_Provided data:_
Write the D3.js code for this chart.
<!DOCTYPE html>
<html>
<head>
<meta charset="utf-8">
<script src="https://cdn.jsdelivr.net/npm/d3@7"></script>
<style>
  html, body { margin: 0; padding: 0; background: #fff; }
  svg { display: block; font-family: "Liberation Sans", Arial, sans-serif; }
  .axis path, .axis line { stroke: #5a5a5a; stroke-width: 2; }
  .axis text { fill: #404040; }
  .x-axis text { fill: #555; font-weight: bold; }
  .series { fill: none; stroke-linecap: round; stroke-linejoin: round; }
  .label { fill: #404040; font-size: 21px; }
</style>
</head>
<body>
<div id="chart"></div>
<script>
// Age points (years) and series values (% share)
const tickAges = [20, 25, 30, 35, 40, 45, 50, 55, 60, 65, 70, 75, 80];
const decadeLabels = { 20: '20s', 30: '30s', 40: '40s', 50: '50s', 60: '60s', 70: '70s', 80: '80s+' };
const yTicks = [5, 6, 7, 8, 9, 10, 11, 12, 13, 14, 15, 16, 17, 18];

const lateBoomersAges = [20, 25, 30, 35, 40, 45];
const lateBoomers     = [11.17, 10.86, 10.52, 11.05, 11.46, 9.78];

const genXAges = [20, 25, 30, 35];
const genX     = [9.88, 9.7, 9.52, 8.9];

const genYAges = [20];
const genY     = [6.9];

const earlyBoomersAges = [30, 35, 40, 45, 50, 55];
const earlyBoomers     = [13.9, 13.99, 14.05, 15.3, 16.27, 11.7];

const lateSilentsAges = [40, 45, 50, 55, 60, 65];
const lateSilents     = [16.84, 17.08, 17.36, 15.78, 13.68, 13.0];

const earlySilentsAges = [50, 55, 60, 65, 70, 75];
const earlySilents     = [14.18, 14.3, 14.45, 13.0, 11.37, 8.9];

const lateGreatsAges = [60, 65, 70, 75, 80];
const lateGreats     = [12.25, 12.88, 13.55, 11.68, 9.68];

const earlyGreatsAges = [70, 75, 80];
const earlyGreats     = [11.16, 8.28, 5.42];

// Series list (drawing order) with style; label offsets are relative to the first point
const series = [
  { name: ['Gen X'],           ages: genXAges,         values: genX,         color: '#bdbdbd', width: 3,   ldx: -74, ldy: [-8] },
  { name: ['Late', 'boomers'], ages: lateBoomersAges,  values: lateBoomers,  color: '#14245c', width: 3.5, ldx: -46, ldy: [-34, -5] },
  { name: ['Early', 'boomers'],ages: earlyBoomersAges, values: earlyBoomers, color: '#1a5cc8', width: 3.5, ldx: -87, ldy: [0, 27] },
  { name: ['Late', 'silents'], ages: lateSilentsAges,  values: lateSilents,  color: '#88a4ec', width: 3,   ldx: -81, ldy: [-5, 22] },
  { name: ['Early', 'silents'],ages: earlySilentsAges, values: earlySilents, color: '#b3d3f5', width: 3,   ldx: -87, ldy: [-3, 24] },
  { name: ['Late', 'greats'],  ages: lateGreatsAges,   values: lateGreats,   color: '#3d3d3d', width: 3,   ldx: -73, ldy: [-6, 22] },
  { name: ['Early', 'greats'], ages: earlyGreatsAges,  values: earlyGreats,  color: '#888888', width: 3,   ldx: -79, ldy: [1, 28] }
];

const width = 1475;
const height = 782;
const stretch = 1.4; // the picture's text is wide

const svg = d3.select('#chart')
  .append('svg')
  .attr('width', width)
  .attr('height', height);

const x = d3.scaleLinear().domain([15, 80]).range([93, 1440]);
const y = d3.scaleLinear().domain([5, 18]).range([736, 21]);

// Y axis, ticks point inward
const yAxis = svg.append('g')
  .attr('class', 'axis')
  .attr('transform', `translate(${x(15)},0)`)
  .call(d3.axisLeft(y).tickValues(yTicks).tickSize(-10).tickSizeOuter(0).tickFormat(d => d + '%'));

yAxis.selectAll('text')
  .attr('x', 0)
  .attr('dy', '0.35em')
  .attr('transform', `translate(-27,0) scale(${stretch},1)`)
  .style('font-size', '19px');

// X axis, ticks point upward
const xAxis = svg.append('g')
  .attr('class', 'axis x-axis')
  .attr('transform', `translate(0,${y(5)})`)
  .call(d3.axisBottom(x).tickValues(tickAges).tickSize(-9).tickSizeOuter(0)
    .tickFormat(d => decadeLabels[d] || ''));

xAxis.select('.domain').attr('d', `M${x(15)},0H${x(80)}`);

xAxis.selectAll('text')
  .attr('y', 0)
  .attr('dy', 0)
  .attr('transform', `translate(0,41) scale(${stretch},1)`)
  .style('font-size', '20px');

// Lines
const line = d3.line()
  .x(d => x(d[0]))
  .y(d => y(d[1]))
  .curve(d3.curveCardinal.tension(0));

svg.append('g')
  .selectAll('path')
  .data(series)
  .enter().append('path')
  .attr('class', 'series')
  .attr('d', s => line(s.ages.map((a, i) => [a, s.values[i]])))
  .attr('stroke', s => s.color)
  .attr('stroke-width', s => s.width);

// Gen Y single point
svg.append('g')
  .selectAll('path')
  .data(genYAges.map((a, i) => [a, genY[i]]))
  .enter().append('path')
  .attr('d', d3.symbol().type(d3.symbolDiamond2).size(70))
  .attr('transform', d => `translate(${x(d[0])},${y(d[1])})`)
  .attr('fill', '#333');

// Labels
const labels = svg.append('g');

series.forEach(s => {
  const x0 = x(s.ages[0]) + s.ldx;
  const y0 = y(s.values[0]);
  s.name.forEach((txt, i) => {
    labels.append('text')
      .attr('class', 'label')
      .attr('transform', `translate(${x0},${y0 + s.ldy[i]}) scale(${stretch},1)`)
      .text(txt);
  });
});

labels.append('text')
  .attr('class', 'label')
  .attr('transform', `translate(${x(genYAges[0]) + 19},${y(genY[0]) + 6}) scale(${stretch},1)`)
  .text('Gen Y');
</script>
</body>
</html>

_Task prompt:_ Repeat the listing in full, keeping every line exactly as it is.

_Written answer:_
Write the D3.js code for this chart.
<!DOCTYPE html>
<html>
<head>
<meta charset="utf-8">
<script src="https://cdn.jsdelivr.net/npm/d3@7"></script>
<style>
  html, body { margin: 0; padding: 0; background: #fff; }
  svg { display: block; font-family: "Liberation Sans", Arial, sans-serif; }
  .axis path, .axis line { stroke: #5a5a5a; stroke-width: 2; }
  .axis text { fill: #404040; }
  .x-axis text { fill: #555; font-weight: bold; }
  .series { fill: none; stroke-linecap: round; stroke-linejoin: round; }
  .label { fill: #404040; font-size: 21px; }
</style>
</head>
<body>
<div id="chart"></div>
<script>
// Age points (years) and series values (% share)
const tickAges = [20, 25, 30, 35, 40, 45, 50, 55, 60, 65, 70, 75, 80];
const decadeLabels = { 20: '20s', 30: '30s', 40: '40s', 50: '50s', 60: '60s', 70: '70s', 80: '80s+' };
const yTicks = [5, 6, 7, 8, 9, 10, 11, 12, 13, 14, 15, 16, 17, 18];

const lateBoomersAges = [20, 25, 30, 35, 40, 45];
const lateBoomers     = [11.17, 10.86, 10.52, 11.05, 11.46, 9.78];

const genXAges = [20, 25, 30, 35];
const genX     = [9.88, 9.7, 9.52, 8.9];

const genYAges = [20];
const genY     = [6.9];

const earlyBoomersAges = [30, 35, 40, 45, 50, 55];
const earlyBoomers     = [13.9, 13.99, 14.05, 15.3, 16.27, 11.7];

const lateSilentsAges = [40, 45, 50, 55, 60, 65];
const lateSilents     = [16.84, 17.08, 17.36, 15.78, 13.68, 13.0];

const earlySilentsAges = [50, 55, 60, 65, 70, 75];
const earlySilents     = [14.18, 14.3, 14.45, 13.0, 11.37, 8.9];

const lateGreatsAges = [60, 65, 70, 75, 80];
const lateGreats     = [12.25, 12.88, 13.55, 11.68, 9.68];

const earlyGreatsAges = [70, 75, 80];
const earlyGreats     = [11.16, 8.28, 5.42];

// Series list (drawing order) with style; label offsets are relative to the first point
const series = [
  { name: ['Gen X'],           ages: genXAges,         values: genX,         color: '#bdbdbd', width: 3,   ldx: -74, ldy: [-8] },
  { name: ['Late', 'boomers'], ages: lateBoomersAges,  values: lateBoomers,  color: '#14245c', width: 3.5, ldx: -46, ldy: [-34, -5] },
  { name: ['Early', 'boomers'],ages: earlyBoomersAges, values: earlyBoomers, color: '#1a5cc8', width: 3.5, ldx: -87, ldy: [0, 27] },
  { name: ['Late', 'silents'], ages: lateSilentsAges,  values: lateSilents,  color: '#88a4ec', width: 3,   ldx: -81, ldy: [-5, 22] },
  { name: ['Early', 'silents'],ages: earlySilentsAges, values: earlySilents, color: '#b3d3f5', width: 3,   ldx: -87, ldy: [-3, 24] },
  { name: ['Late', 'greats'],  ages: lateGreatsAges,   values: lateGreats,   color: '#3d3d3d', width: 3,   ldx: -73, ldy: [-6, 22] },
  { name: ['Early', 'greats'], ages: earlyGreatsAges,  values: earlyGreats,  color: '#888888', width: 3,   ldx: -79, ldy: [1, 28] }
];

const width = 1475;
const height = 782;
const stretch = 1.4; // the picture's text is wide

const svg = d3.select('#chart')
  .append('svg')
  .attr('width', width)
  .attr('height', height);

const x = d3.scaleLinear().domain([15, 80]).range([93, 1440]);
const y = d3.scaleLinear().domain([5, 18]).range([736, 21]);

// Y axis, ticks point inward
const yAxis = svg.append('g')
  .attr('class', 'axis')
  .attr('transform', `translate(${x(15)},0)`)
  .call(d3.axisLeft(y).tickValues(yTicks).tickSize(-10).tickSizeOuter(0).tickFormat(d => d + '%'));

yAxis.selectAll('text')
  .attr('x', 0)
  .attr('dy', '0.35em')
  .attr('transform', `translate(-27,0) scale(${stretch},1)`)
  .style('font-size', '19px');

// X axis, ticks point upward
const xAxis = svg.append('g')
  .attr('class', 'axis x-axis')
  .attr('transform', `translate(0,${y(5)})`)
  .call(d3.axisBottom(x).tickValues(tickAges).tickSize(-9).tickSizeOuter(0)
    .tickFormat(d => decadeLabels[d] || ''));

xAxis.select('.domain').attr('d', `M${x(15)},0H${x(80)}`);

xAxis.selectAll('text')
  .attr('y', 0)
  .attr('dy', 0)
  .attr('transform', `translate(0,41) scale(${stretch},1)`)
  .style('font-size', '20px');

// Lines
const line = d3.line()
  .x(d => x(d[0]))
  .y(d => y(d[1]))
  .curve(d3.curveCardinal.tension(0));

svg.append('g')
  .selectAll('path')
  .data(series)
  .enter().append('path')
  .attr('class', 'series')
  .attr('d', s => line(s.ages.map((a, i) => [a, s.values[i]])))
  .attr('stroke', s => s.color)
  .attr('stroke-width', s => s.width);

// Gen Y single point
svg.append('g')
  .selectAll('path')
  .data(genYAges.map((a, i) => [a, genY[i]]))
  .enter().append('path')
  .attr('d', d3.symbol().type(d3.symbolDiamond2).size(70))
  .attr('transform', d => `translate(${x(d[0])},${y(d[1])})`)
  .attr('fill', '#333');

// Labels
const labels = svg.append('g');

series.forEach(s => {
  const x0 = x(s.ages[0]) + s.ldx;
  const y0 = y(s.values[0]);
  s.name.forEach((txt, i) => {
    labels.append('text')
      .attr('class', 'label')
      .attr('transform', `translate(${x0},${y0 + s.ldy[i]}) scale(${stretch},1)`)
      .text(txt);
  });
});

labels.append('text')
  .attr('class', 'label')
  .attr('transform', `translate(${x(genYAges[0]) + 19},${y(genY[0]) + 6}) scale(${stretch},1)`)
  .text('Gen Y');
</script>
</body>
</html>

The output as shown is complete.